China's Tsinghua to build $30 billion chip factory

China's largest chip maker has announced it has secured state backing for a new semiconductor factory in the city of Nanjing, which is intended to reduce China's dependence on foreign chip technology.

State-owned Tsinghua Unigroup said in a statement Thursday, the $30-billion (28-billion-euro) Nanjing plant would mainly produce chips used in consumer electronics such as cellphones, cameras and computers

According to the statement posted on the company's official website, the project was of "great significance to the independent innovation, large-scale production, and marketization of China's integrated circuit industry."

The announcement comes after attempts by the company to acquire US chip makers Micron Technology and Sandisk were thwarted by the Committee on Foreign Investment in the United States (CFIUS) over national security concerns.

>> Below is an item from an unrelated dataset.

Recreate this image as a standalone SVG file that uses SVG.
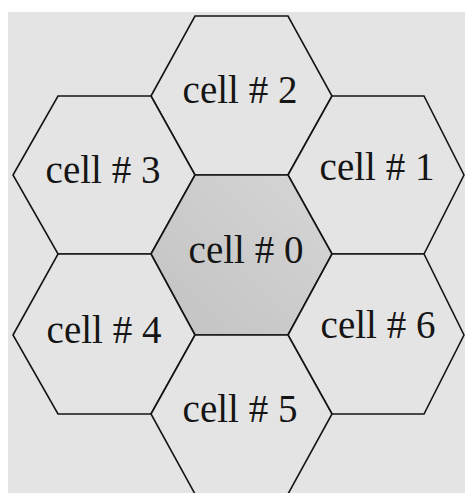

As a result, Tsinghua Unigroup has shifted its focus to building plants in China, launching a $24 billion memory chip factory in Wuhan city last month.

Cutting dependence

China was the largest market for semiconductors in the world in 2015. But its excessive dependence on imported chips has raised concern in Beijing over the country's national security.

In 2014, Chinese authorities pledged 100 billion yuan ($14.6 billion, 13.6 billion euros) to support the industry, with the aim of building a globally competitive semiconductor sector by 2030.

In a speech on cyber security last April, Chinese president Xi Jinping warned that China must gain control of "core" technology, saying that leaving it in the hands of foreigners is "our greatest hidden danger."

China's drive to expand its role in the semiconductor market, long dominated by US firms like Intel and Qualcomm, has likewise raised concerns in Washington. Last month, a presidential science panel warned that China was set to challenge American dominance in the industry.